Mallard ducks can be found year-round in Silverwood as they forage for food. When I visited, there were about 10 ducks together, all dabbling for something to much on with their tails and webbed feet in the air. Most notably, I was able to witness two muskrats scavenging for food and storing it in their home. The pair would take turns swimming out to a deeper area of the lake and dive for algae. They are fast swimmers!
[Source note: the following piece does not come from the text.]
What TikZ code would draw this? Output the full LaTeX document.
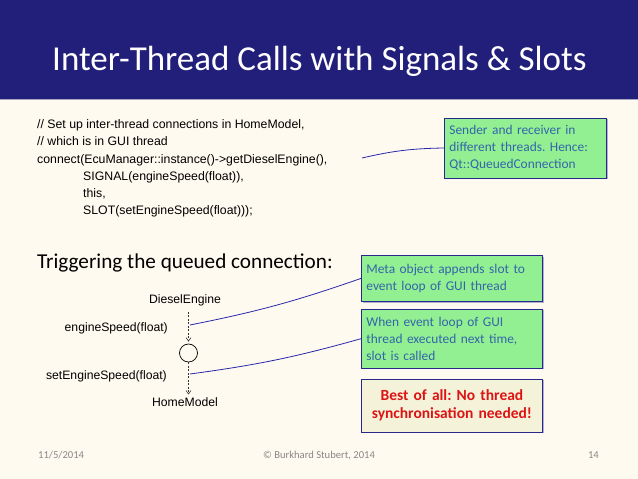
\documentclass[tikz,border=0pt]{standalone}
\usepackage{fontspec}
\setmainfont{Carlito}
\newfontfamily\arial{Liberation Sans}
\usepackage{xcolor}
\usepackage{tikz}
\usetikzlibrary{arrows.meta}
\usetikzlibrary{shadows}
\usetikzlibrary{positioning}
\definecolor{fundo}{RGB}{255,250,240}
\definecolor{azulcab}{RGB}{34,31,122}
\definecolor{verdenota}{RGB}{146,240,146}
\definecolor{bege}{RGB}{245,242,218}
\definecolor{azulborda}{RGB}{40,40,140}
\definecolor{azultexto}{RGB}{52,100,170}
\definecolor{azullinha}{RGB}{40,40,170}
\definecolor{vermelho}{RGB}{220,20,20}
\definecolor{cinza}{RGB}{135,135,135}
\newcommand{\semhifen}{\hyphenpenalty=10000\exhyphenpenalty=10000\frenchspacing}
\tikzset{
  nota/.style={draw=azulborda, line width=0.8pt, fill=verdenota, text=azultexto, align=left, text width=#1, inner sep=5pt, font=\fontsize{13.4}{17.2}\selectfont\semhifen, drop shadow={shadow xshift=1.2pt, shadow yshift=-1.2pt, opacity=0.35, fill=azulborda}},
  nota/.default=171pt,
  destaque/.style={nota=#1, fill=bege, text=vermelho, align=center, font=\fontsize{15.5}{18.5}\selectfont\bfseries\semhifen},
  destaque/.default=171pt,
  seta/.style={-{Straight Barb[length=3.5pt,width=5pt]}, dashed, dash pattern=on 2pt off 1.5pt, line width=0.6pt, black!80},
  ligacao/.style={draw=azullinha, line width=0.8pt},
  rotulo/.style={inner sep=0pt, font=\arial\fontsize{12.2}{14}\selectfont},
  rodape/.style={inner sep=0pt, text=cinza, font=\fontsize{10.6}{12}\selectfont},
}
\begin{document}
\begin{tikzpicture}[x=1pt, y=1pt]
  \useasboundingbox (0,0) rectangle (638,479);
  \fill[fundo] (0,0) rectangle (638,479);
  % cabecalho
  \fill[azulcab] (0,380) rectangle (638,479);
  \draw[line width=1pt, azulcab!40] (0,379.5) -- (638,379.5);
  \node[anchor=base, inner sep=0pt, text=white, font=\fontsize{35}{40}\selectfont] (titulo) at (319.5,408) {Inter-Thread Calls with Signals \& Slots};

  % codigo
  \node[anchor=north west, inner sep=0pt, align=left, font=\arial\fontsize{12.3}{17.2}\selectfont] (codigo) at (37,359.5) {%
    // Set up inter-thread connections in HomeModel,\\
    // which is in GUI thread\\
    connect(EcuManager::instance()->getDieselEngine(),\\
    \hspace*{46pt}SIGNAL(engineSpeed(float)),\\
    \hspace*{46pt}this,\\
    \hspace*{46pt}SLOT(setEngineSpeed(float)));};
  \coordinate (c0) at (362,321);
  \node[nota=152pt, minimum height=60pt, anchor=west] (b1) at (444,331) {Sender and receiver in different threads. Hence: Qt::QueuedConnection};
  \draw[ligacao] (c0) to[bend left=6] (b1.west);

  % disparo
  \node[anchor=base west, inner sep=0pt, font=\fontsize{21.2}{25}\selectfont] (disparo) at (37,210) {Triggering the queued connection:};
  \node[rotulo, anchor=base] (de) at (185,175) {DieselEngine};
  \node[draw, circle, line width=0.7pt, minimum size=18pt, inner sep=0pt] (circ) at (188.5,126) {};
  \node[rotulo, anchor=base] (hm) at (185,72) {HomeModel};
  \node[rotulo, anchor=base east] (sinal) at (168,147) {engineSpeed(float)};
  \node[rotulo, anchor=base east] (slot) at (167,99) {setEngineSpeed(float)};
  \draw[seta] ([yshift=-5pt]de.south -| circ) -- ([yshift=2pt]circ.north);
  \draw[seta] (circ.south) -- ([yshift=3.5pt]hm.north -| circ);
  \coordinate (p1) at (190,154);
  \coordinate (p2) at (190,105);

  \node[nota, minimum height=46pt, anchor=north west] (b2) at (361,224) {Meta object appends slot to event loop of GUI thread};
  \node[nota, minimum height=59pt, below=7pt of b2] (b3) {When event loop of GUI thread executed next time, slot is called};
  \node[destaque, minimum height=53pt, below=10pt of b3] (b4) {Best of all: No thread synchronisation needed!};
  \draw[ligacao] (p1) to[bend right=4] (b2.west);
  \draw[ligacao] (p2) to[bend right=4] (b3.west);

  % rodape
  \node[rodape, anchor=base west] (data) at (38,20) {11/5/2014};
  \node[rodape, anchor=base] (autor) at (319,20) {© Burkhard Stubert, 2014};
  \node[rodape, anchor=base east] (pagina) at (599,20) {14};
\end{tikzpicture}
\end{document}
And finally, as my Burlington phenology spot is along the bike path, I witness a lot of human presence by the river. In Minneapolis, I say the occasional citizen talking a short walk in the park, but I saw a clearer human presence through the fishing lures snagged in rocks and trees. I had not noticed this type of interaction with nature by the Winooski River, so it was eye-opening to speculate the use of Silverwood in an indirect way.

My Minnesota Spot
Loutchko, N. (Photographer). (2016).

Loutchko, N. (Photographer). (2016).

Muskrat Swimming
Loutchko, N. (Photographer). (2016).

Silverwood Park
Loutchko, N. (Photographer). (2016).

Peace, a poem.

Lake Champlain
Loutchko, N. (Photographer). (2016)

The cool wind blows the stray hairs that escaped my loose ponytail and tickle my face.
I inhale the largest breath possible and am comforted as I smell the lake all of its inner ecosystems.
I am at peace.
A heron trots by, with insects and minnows in sight.
The drying grasses and small bushes provide lasting shelter from the lakeside winds.
I am at peace.
The sun gleams off the mirror-like waters and the mountainous backdrop reminds me of home.
I am at peace.
And as the ecosystem at the mouth of the Winooksi begins to retire for winter, so will I.

Everything is at peace.

October 24, 2016

The leaves have begun to fall, they thickly coat the deposited sand on which the Sugar Maples grow on. The woody bushes had receded and the reeds in the mud along the river have flourished since last time I was here. The grasses in the sand hold their ground around the piles of sun-bleached logs as winter approaches. img_4684

A few small birds flutter away and small minnows hug the bank, other than that, no sign of life as the wildlife braces for the coming cold.